5Qs for Every Corporate Professional: CimplyFive’s 5Qs to Ascertain if your Governance Policies Reflect Good Governance

Companies, especially listed companies, are required to adopt and display on their websites about a dozen policies covering different elements of corporate governance like Policy on Directors Induction and Training Program, Insider Trading, Related Party Transactions, Materiality, Whistle-blowers, and Ombudsman, among others. While these policies are mandated by SEBI regulations or Company law, the form and substance of these policies do reflect the quality of corporate governance in the Company.

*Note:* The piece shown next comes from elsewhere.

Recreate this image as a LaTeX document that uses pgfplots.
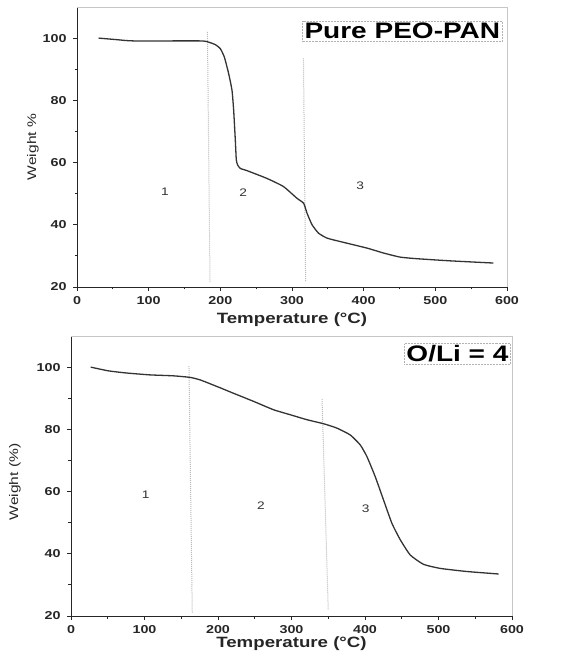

Our study of these polices over the last few years identified a few common shortcomings that are quite elementary in nature.

We have identified in the five questions issues which if addressed will enhance the quality of investor communication and make these polices your ambassadors of Good Corporate Governance.

  1. Is the objective of the policy along with the regulation under which this policy is mandated clearly captured in the policy document?

To be effective, policy documents need to capture their goals crisply and efficiently. An objective clause that captures its aim in simple language along with the regulatory provision it is based on goes a long way in ensuring effective communication.

  1. Is the person to whom the policy is applicable clearly articulated in the policy document?

For its effective usage, a policy needs to clearly identify and reach the class of individuals or entities to whom it is applicable. For instance, the Whistle-blowers policy should specify that it covers stakeholders, both internal and external. Likewise, the Directors Induction and Training Program should specify if it covers only independent directors or all directors. This clause is critical where the coverage is defined by mandate and the usage of operating words are different from its colloquial usage like ‘Relatives’ in Related Party Transactions or ‘Insider’ in polices to regulate trading by insiders.

  1. Is the designation of the person /body authorizing the policy clearly mentioned in the policy document?

Corporate policies derive their authority from an authorised body or individual regulated under the law. It can be the Board of Directors, a Committee of Directors, or an executive authority to whom the power is delegated. Specifying the issuing authority is essential for it to be a living document for users to get their doubts clarified when new issues emerge that may be in the grey zone, requiring interpretation.

  1. Is the date of approval and effective date of the policy clearly visible in the policy document?

The most basic issue in formal documents is the date on which it is approved and the date from which it becomes effective. While its presence does not add lustre, its absence severely dents the credibility of the policy and reflects poor governance culture.

  1. Is the frequency of review and the person responsible for reviewing the document clearly captured in the policy document?

As both the regulatory and business environment are evolving and in a state of flux, it is essential that every policy has a pre-defined interval or event that requires its review or revalidation. Making this a basic element of the policy adds vigour and makes it more effective.

While policies are only communication documents, they reflect a lot more than the elements they cover, for they represent the culture of the organization, especially in matters regarding governance that have their foundation in ethics, where the motive is as important as action.